Between my kids’ books and mine, I read a surprising amount of fiction by Indigenous authors this month. Well, surprising just because I hadn’t planned to read them close to one another, they just happened to come up that way. The Only Good Indians is the third in this category, and quite different in tone from the others, although it deals with similar issues of identity, responsibility, and the friction that can arise between where someone’s from and where they want to be. There was a lot of basketball in this book—which I didn’t expect—and a lot of blood, which I did. And elk. I had no expectations around elk.
My Agatha Christie read this month was The Murder on the Links, which is already fading from my memory. I suspect I won’t be retaining the details of many of these mysteries. I read an ARC that’s been languishing on my TBR for too long: Hieroglyphics by Jill McCorkle, which was decent but didn’t quite grab me. It’s written in multiple voices that aren’t really distinct enough for me and one of them is a character’s journals, which gives me a similar and not-positive feeling I get from epistolary fiction.
And that brings us to my last read of December and my last of 2020: Giles Tremlett’s Ghosts of Spain, a British ex-pat journalist’s exploration of his adopted country. I enjoyed Tremlett’s descriptions of the different regions of Spain and the unique history that led up to and resulted from the Spanish Civil War, which forced my grandpa and his family to the United States in 1938, and set the stage for my existence. Tremlett has definite opinions about Spain, but those are pretty easy to parse and are mostly amusing to read.
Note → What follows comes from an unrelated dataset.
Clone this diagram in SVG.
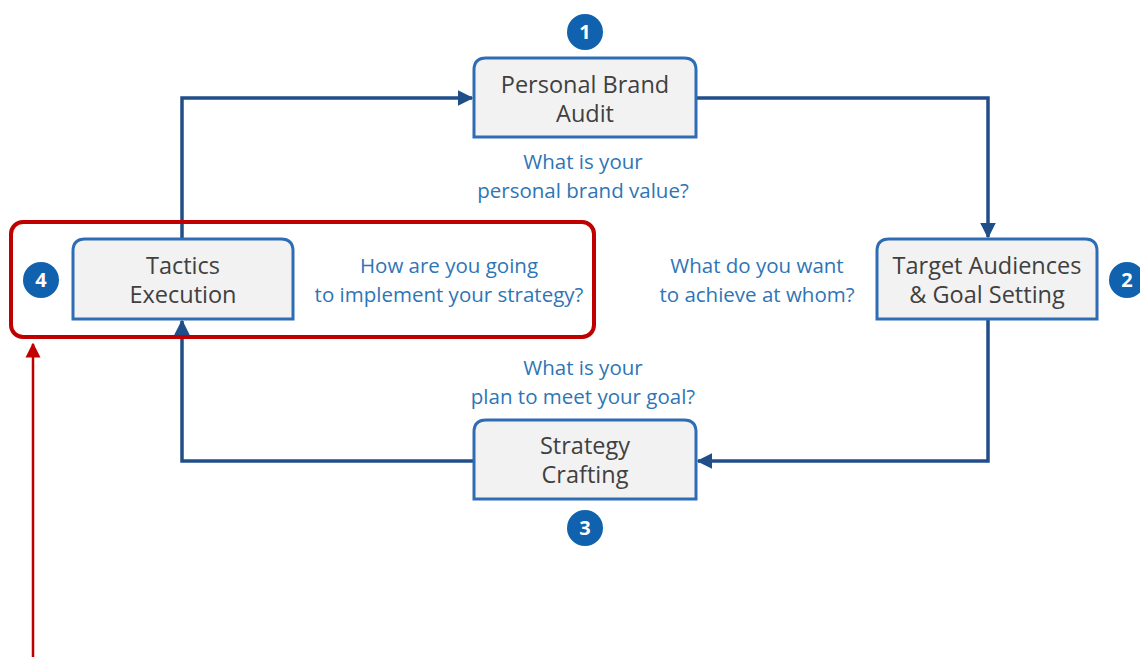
<svg xmlns="http://www.w3.org/2000/svg" width="1140" height="657" viewBox="0 0 1140 657">
<defs>
<style>
.box{fill:#f2f2f2;stroke:#2e6db4;stroke-width:3}
.bt{font-family:"Open Sans","Liberation Sans",sans-serif;font-size:23.5px;fill:#404040;text-anchor:middle}
.q{font-family:"Open Sans","Liberation Sans",sans-serif;font-size:20.5px;fill:#2e75b6;text-anchor:middle}
.num{fill:#1061ae}
.nt{font-family:"Open Sans","Liberation Sans",sans-serif;font-size:20px;font-weight:bold;fill:#ffffff;text-anchor:middle}
.conn{fill:none;stroke:#1f4e89;stroke-width:3.5}
</style>
<marker id="ah" viewBox="0 0 10 10" refX="9" refY="5" markerWidth="4.5" markerHeight="4.5" markerUnits="strokeWidth" orient="auto">
<path d="M0,0 L10,5 L0,10 z" fill="#1f4e89"/>
</marker>
<marker id="rh" viewBox="0 0 10 10" refX="9" refY="5" markerWidth="6" markerHeight="7" markerUnits="strokeWidth" orient="auto">
<path d="M0,0 L10,5 L0,10 z" fill="#c00000"/>
</marker>
</defs>
<rect width="1140" height="657" fill="#ffffff"/>
<g id="connectors">
<path class="conn" d="M182,239 V98 H472" marker-end="url(#ah)"/>
<path class="conn" d="M696,98 H988 V237" marker-end="url(#ah)"/>
<path class="conn" d="M988,319 V461 H698" marker-end="url(#ah)"/>
<path class="conn" d="M474,461 H182 V321" marker-end="url(#ah)"/>
</g>
<g id="node1">
<path class="box" d="M474,137 V70 Q474,58 486,58 H684 Q696,58 696,70 V137 Z"/>
<text class="bt" x="585" y="93">Personal Brand</text>
<text class="bt" x="585" y="122">Audit</text>
<circle class="num" cx="585" cy="32" r="18"/>
<text class="nt" x="585" y="39">1</text>
<text class="q" x="583" y="169">What is your</text>
<text class="q" x="583" y="198">personal brand value?</text>
</g>
<g id="node2">
<path class="box" d="M877,319 V251 Q877,239 889,239 H1085 Q1097,239 1097,251 V319 Z"/>
<text class="bt" x="987" y="274">Target Audiences</text>
<text class="bt" x="987" y="303">&amp; Goal Setting</text>
<circle class="num" cx="1127" cy="280" r="18"/>
<text class="nt" x="1127" y="287">2</text>
<text class="q" x="757" y="273">What do you want</text>
<text class="q" x="757" y="302">to achieve at whom?</text>
</g>
<g id="node3">
<path class="box" d="M474,499 V432 Q474,420 486,420 H684 Q696,420 696,432 V499 Z"/>
<text class="bt" x="585" y="454">Strategy</text>
<text class="bt" x="585" y="483">Crafting</text>
<circle class="num" cx="585" cy="528" r="18"/>
<text class="nt" x="585" y="535">3</text>
<text class="q" x="583" y="375">What is your</text>
<text class="q" x="583" y="404">plan to meet your goal?</text>
</g>
<g id="node4">
<path class="box" d="M73,319 V251 Q73,239 85,239 H281 Q293,239 293,251 V319 Z"/>
<text class="bt" x="183" y="274">Tactics</text>
<text class="bt" x="183" y="303">Execution</text>
<circle class="num" cx="41" cy="280" r="18"/>
<text class="nt" x="41" y="287">4</text>
<text class="q" x="449" y="273">How are you going</text>
<text class="q" x="449" y="302">to implement your strategy?</text>
</g>
<g id="highlight">
<rect x="11" y="222" width="583" height="115" rx="12" fill="none" stroke="#c00000" stroke-width="4"/>
<path d="M33,657 V344" stroke="#c00000" stroke-width="2.5" fill="none" marker-end="url(#rh)"/>
</g>
</svg>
I finished the book with a better sense of the different character of different parts of Spain, a reinforced feeling that the part of Spain 1/4 of my family is from is probably the best part (which is possibly a sign that I am more Spanish than I realized), and the budding conviction that Germany might be a better match for my personality if we ever get the chance to live the ex-pat life.
Whew! We all deserve a cookie for making it this far.

To-Read for January:
I’m still finalizing my #bookspin list for January, but I’ve some leftover scary books from October, Build Your Library homeschool curriculum selections, my Tailored Book Recommendations from Book Riot, and one LibraryThing Early Reviewers win that arrived in the mail today (part of the reason my list is still in flux).